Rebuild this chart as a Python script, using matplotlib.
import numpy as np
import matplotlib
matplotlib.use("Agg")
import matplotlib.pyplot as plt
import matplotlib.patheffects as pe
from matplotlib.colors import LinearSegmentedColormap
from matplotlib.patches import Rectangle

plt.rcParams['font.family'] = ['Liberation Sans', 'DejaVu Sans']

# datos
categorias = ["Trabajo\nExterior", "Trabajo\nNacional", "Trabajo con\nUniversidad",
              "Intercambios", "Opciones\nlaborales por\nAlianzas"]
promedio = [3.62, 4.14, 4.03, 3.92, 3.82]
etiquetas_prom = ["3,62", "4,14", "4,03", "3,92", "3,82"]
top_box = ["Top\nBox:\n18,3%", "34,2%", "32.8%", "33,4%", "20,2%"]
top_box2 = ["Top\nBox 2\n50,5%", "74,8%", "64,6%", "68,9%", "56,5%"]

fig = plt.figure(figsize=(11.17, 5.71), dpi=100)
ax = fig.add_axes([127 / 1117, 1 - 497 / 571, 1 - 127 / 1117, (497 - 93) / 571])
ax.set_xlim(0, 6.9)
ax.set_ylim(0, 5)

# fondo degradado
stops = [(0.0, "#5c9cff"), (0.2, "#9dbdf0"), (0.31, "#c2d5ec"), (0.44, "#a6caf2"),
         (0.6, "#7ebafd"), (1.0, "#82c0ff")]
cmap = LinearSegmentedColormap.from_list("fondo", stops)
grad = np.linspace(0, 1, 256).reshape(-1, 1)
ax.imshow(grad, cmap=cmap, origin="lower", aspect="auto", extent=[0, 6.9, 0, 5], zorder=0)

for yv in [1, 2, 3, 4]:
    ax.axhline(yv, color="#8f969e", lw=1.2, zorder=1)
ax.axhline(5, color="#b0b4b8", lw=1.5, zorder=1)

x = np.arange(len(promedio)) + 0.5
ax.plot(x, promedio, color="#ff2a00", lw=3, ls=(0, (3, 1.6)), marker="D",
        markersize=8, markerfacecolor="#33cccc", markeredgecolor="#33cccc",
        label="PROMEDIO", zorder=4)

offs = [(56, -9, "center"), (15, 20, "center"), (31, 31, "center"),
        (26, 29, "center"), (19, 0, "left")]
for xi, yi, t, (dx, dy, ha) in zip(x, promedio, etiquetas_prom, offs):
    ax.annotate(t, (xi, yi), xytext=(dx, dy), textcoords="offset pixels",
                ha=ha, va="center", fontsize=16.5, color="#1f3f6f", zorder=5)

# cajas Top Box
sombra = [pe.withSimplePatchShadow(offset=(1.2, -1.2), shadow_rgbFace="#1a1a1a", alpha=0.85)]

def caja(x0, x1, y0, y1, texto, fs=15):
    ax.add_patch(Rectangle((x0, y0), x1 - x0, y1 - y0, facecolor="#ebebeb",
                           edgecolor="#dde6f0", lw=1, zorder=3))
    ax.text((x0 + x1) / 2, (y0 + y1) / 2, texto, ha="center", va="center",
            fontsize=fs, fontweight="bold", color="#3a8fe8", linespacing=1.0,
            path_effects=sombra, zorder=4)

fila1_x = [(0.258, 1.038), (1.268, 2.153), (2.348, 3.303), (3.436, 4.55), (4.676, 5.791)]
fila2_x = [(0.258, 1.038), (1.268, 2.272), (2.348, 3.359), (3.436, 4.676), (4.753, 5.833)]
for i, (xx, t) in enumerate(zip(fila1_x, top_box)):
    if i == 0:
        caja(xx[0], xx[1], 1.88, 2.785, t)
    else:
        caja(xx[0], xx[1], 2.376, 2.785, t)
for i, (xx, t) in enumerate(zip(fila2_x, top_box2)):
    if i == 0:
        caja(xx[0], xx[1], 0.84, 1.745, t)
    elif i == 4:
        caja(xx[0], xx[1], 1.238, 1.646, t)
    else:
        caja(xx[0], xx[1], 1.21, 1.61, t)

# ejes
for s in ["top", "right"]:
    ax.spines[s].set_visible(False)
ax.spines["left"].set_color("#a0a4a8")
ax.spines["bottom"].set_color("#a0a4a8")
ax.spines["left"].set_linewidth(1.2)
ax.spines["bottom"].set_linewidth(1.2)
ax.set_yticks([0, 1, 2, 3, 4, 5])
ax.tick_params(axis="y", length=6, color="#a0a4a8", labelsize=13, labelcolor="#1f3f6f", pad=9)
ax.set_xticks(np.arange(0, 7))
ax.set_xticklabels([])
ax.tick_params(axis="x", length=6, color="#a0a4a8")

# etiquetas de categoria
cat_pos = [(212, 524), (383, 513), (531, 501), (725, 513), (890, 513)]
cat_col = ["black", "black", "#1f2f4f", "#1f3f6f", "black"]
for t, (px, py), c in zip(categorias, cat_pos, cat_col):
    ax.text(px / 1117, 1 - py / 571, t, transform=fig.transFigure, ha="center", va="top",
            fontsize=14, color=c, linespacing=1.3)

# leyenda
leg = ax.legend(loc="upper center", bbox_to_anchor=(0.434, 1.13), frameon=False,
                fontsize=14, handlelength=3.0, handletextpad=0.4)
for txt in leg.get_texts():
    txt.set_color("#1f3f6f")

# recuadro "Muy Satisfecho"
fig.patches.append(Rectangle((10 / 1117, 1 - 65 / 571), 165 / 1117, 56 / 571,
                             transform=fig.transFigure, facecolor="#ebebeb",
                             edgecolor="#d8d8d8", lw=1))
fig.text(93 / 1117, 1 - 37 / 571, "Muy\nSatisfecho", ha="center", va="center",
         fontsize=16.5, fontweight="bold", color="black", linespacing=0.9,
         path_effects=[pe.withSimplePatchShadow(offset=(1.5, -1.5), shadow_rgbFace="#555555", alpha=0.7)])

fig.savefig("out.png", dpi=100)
------------------------------------------------------------
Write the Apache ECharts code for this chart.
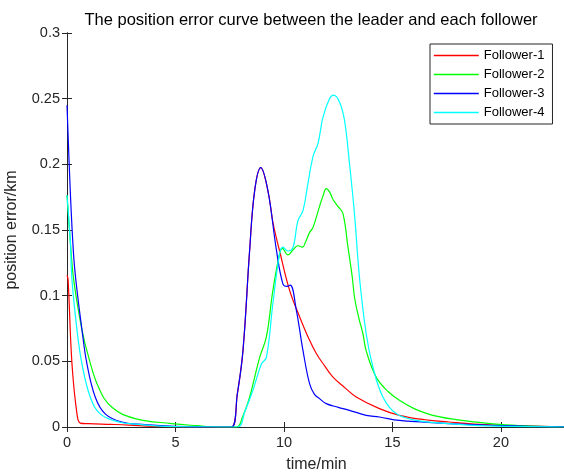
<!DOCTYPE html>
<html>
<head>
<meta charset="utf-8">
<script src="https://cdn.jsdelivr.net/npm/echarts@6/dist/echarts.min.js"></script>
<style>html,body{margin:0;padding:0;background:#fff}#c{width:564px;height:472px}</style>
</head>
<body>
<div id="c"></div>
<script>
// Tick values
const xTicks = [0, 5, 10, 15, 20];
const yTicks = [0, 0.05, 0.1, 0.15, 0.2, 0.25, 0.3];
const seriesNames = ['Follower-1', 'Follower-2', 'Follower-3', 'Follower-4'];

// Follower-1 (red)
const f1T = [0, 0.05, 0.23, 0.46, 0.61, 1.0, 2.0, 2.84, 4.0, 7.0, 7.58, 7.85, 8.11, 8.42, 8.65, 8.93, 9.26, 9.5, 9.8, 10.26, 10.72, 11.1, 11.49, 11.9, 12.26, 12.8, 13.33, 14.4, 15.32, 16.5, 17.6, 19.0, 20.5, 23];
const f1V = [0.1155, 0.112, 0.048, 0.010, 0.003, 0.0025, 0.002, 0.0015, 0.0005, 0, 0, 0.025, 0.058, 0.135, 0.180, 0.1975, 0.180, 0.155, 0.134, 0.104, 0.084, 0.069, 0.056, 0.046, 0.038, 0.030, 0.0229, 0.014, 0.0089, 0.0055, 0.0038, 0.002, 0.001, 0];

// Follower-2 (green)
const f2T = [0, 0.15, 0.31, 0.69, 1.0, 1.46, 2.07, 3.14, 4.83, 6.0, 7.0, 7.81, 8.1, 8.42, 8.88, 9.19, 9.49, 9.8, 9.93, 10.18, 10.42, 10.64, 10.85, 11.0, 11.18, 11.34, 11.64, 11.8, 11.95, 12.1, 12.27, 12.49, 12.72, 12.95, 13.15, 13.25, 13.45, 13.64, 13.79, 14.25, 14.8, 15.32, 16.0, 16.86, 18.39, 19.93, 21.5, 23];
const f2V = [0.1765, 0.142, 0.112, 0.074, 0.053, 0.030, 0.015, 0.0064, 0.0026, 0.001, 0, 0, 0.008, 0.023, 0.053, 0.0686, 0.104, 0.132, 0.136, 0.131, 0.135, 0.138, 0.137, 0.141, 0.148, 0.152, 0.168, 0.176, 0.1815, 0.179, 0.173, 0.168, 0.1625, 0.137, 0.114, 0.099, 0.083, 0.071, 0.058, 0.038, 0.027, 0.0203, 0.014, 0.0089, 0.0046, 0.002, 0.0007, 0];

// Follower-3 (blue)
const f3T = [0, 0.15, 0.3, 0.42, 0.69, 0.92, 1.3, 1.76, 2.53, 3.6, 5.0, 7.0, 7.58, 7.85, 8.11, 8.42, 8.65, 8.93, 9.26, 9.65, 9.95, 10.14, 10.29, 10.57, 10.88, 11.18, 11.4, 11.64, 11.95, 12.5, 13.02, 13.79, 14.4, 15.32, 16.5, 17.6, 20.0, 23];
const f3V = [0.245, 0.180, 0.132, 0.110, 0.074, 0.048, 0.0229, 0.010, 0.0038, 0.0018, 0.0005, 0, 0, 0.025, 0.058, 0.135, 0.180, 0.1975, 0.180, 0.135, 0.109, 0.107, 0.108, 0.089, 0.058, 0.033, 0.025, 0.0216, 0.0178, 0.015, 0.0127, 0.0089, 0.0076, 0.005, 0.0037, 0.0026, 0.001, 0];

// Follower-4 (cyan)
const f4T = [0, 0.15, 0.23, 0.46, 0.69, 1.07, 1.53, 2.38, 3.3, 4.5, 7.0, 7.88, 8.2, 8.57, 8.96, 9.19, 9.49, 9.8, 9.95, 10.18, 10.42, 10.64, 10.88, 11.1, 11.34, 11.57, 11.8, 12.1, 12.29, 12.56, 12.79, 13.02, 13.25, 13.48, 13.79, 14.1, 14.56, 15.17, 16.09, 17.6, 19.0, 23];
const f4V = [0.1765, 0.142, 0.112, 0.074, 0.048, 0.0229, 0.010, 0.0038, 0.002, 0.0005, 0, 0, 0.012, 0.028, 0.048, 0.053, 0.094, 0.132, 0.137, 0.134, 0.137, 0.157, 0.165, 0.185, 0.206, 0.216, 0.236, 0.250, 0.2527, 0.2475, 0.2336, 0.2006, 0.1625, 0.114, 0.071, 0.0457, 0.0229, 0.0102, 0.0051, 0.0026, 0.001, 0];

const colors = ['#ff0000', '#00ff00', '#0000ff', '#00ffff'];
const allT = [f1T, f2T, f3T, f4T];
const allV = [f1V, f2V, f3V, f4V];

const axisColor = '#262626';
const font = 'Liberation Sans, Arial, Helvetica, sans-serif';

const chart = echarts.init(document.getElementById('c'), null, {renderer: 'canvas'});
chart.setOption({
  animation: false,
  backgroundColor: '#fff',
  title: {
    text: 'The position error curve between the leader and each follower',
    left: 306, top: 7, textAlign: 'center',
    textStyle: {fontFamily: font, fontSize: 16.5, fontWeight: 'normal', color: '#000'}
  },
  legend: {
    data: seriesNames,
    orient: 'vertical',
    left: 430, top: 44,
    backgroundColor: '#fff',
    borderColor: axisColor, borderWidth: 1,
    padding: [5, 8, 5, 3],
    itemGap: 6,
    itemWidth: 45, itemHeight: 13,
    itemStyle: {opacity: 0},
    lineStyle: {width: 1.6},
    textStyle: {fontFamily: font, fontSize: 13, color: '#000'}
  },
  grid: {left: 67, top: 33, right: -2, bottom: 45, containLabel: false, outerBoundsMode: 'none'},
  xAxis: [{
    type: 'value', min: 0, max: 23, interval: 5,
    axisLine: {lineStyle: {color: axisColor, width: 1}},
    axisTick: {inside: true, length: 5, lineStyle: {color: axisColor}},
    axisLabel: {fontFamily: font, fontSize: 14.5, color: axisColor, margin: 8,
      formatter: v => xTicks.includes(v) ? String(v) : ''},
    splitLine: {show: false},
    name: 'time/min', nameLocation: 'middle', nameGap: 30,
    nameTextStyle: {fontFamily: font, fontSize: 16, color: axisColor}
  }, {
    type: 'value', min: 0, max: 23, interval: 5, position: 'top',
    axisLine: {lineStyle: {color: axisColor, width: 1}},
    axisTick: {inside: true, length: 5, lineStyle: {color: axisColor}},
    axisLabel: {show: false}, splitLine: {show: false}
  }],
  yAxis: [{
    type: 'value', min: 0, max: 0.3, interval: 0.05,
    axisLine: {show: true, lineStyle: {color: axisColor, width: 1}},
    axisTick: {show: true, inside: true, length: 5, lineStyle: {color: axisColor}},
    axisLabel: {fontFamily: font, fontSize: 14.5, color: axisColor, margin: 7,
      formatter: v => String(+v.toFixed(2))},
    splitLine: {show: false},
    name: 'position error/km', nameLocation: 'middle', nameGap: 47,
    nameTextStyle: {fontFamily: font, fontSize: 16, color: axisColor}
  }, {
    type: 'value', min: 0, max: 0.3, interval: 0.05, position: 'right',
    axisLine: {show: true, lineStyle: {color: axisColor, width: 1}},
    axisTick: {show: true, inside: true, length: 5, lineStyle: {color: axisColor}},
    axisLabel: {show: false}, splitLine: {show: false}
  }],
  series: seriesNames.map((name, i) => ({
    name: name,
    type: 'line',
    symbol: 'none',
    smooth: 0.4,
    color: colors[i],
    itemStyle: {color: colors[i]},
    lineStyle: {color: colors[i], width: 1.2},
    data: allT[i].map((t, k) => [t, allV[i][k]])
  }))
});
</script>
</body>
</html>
------------------------------------------------------------
## Short exercise
Look above and copy only the lines from the one holding "Write the Apache ECharts code for this chart." to the one holding "0.002, 0.001, 0];", both included, exactly, minus the pictures.

## Output of the exercise
Write the Apache ECharts code for this chart.
<!DOCTYPE html>
<html>
<head>
<meta charset="utf-8">
<script src="https://cdn.jsdelivr.net/npm/echarts@6/dist/echarts.min.js"></script>
<style>html,body{margin:0;padding:0;background:#fff}#c{width:564px;height:472px}</style>
</head>
<body>
<div id="c"></div>
<script>
// Tick values
const xTicks = [0, 5, 10, 15, 20];
const yTicks = [0, 0.05, 0.1, 0.15, 0.2, 0.25, 0.3];
const seriesNames = ['Follower-1', 'Follower-2', 'Follower-3', 'Follower-4'];

// Follower-1 (red)
const f1T = [0, 0.05, 0.23, 0.46, 0.61, 1.0, 2.0, 2.84, 4.0, 7.0, 7.58, 7.85, 8.11, 8.42, 8.65, 8.93, 9.26, 9.5, 9.8, 10.26, 10.72, 11.1, 11.49, 11.9, 12.26, 12.8, 13.33, 14.4, 15.32, 16.5, 17.6, 19.0, 20.5, 23];
const f1V = [0.1155, 0.112, 0.048, 0.010, 0.003, 0.0025, 0.002, 0.0015, 0.0005, 0, 0, 0.025, 0.058, 0.135, 0.180, 0.1975, 0.180, 0.155, 0.134, 0.104, 0.084, 0.069, 0.056, 0.046, 0.038, 0.030, 0.0229, 0.014, 0.0089, 0.0055, 0.0038, 0.002, 0.001, 0];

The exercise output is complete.